INSTRUCTIONS FOR THE TASK: From the records below, please print only the lines from the one containing "Reproduce this chart with matplotlib." through the one containing "from matplotlib.lines import Line2D", both included. Skip the pictures.

GIVEN ENTRIES:
________________________________________
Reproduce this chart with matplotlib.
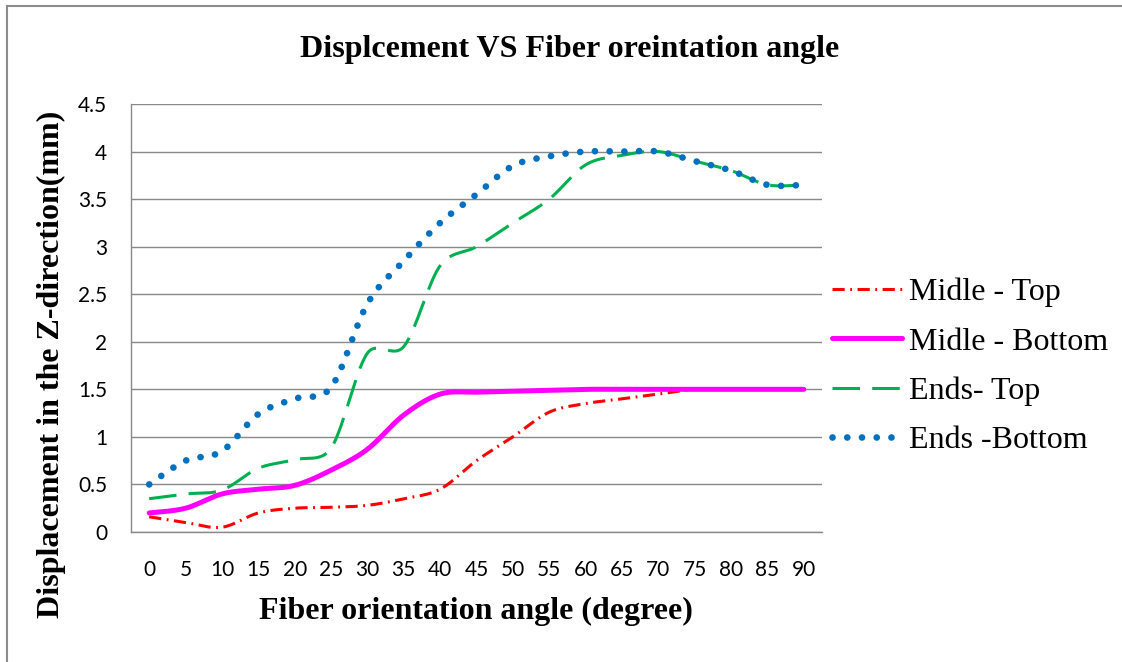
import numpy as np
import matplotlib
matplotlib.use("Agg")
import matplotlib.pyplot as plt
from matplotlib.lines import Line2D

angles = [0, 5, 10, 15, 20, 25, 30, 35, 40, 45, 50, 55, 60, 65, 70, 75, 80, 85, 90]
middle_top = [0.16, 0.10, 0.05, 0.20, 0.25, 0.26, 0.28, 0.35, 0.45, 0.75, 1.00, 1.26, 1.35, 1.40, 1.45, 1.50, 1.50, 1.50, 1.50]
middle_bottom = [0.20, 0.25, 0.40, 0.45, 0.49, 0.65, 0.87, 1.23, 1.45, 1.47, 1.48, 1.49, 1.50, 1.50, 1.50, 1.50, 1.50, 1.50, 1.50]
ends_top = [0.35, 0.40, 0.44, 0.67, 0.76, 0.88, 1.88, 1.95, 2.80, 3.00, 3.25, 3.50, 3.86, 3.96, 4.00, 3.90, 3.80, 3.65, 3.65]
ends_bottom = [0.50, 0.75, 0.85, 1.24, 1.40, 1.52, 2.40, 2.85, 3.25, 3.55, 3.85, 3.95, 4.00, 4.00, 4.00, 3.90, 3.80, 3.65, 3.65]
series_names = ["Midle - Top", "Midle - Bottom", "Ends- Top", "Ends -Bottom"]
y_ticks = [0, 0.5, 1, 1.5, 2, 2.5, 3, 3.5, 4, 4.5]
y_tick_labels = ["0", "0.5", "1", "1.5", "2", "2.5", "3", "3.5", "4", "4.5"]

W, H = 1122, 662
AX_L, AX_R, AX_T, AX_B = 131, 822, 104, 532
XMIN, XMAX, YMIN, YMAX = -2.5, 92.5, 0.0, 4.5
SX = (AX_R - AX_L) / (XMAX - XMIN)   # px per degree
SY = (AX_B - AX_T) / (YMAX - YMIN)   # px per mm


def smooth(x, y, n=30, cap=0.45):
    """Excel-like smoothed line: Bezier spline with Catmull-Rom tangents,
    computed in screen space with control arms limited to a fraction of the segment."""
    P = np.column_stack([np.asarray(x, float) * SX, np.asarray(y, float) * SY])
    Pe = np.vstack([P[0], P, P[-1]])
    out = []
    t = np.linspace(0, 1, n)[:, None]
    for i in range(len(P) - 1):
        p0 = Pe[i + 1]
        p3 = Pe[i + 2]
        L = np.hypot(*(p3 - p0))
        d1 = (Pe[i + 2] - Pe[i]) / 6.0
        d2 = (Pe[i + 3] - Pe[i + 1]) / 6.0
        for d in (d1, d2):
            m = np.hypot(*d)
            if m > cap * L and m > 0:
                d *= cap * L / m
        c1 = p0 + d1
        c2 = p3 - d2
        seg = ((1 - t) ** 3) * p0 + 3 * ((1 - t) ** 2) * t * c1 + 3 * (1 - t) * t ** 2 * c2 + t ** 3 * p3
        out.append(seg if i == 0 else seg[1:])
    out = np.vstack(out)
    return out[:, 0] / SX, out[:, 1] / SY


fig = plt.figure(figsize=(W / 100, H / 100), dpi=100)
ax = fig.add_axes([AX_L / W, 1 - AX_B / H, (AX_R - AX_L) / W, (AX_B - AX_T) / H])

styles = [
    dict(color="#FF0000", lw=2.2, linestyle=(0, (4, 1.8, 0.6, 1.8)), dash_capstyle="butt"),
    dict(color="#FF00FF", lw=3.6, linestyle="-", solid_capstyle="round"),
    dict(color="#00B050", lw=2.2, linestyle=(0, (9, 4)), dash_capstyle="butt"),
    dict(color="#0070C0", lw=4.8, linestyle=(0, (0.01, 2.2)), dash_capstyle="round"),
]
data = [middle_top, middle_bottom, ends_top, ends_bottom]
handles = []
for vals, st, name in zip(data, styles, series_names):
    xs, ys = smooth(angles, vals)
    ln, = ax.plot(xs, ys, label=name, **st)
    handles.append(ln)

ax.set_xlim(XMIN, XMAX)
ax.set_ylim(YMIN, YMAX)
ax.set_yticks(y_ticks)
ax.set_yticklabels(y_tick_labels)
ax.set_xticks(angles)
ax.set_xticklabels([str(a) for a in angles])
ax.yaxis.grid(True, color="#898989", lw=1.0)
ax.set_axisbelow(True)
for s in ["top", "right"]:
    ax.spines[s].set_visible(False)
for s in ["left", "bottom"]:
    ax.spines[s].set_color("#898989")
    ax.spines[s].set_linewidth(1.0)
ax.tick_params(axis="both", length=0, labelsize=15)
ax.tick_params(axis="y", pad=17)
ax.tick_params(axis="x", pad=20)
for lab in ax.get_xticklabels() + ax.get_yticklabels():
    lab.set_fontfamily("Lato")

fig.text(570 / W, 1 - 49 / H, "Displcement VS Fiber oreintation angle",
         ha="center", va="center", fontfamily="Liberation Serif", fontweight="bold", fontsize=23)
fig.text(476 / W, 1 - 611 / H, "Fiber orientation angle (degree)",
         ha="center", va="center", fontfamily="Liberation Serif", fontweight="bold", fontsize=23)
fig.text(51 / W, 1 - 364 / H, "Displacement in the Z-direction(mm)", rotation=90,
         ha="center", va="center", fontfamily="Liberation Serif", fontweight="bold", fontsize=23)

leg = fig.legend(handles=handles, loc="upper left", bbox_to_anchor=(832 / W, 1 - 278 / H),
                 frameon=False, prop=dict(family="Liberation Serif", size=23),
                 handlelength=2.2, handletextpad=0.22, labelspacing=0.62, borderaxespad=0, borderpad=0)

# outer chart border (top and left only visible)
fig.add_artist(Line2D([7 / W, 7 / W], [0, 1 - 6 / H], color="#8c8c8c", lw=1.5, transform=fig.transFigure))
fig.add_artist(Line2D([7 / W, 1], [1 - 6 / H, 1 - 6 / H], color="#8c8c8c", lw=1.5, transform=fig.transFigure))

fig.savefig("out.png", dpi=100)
________________________________________
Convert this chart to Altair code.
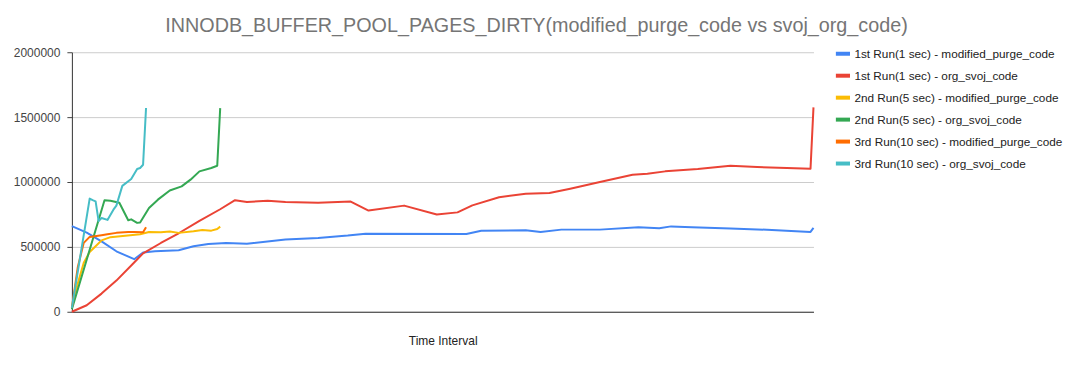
________________________________________
REPLY:
Reproduce this chart with matplotlib.
import numpy as np
import matplotlib
matplotlib.use("Agg")
import matplotlib.pyplot as plt
from matplotlib.lines import Line2D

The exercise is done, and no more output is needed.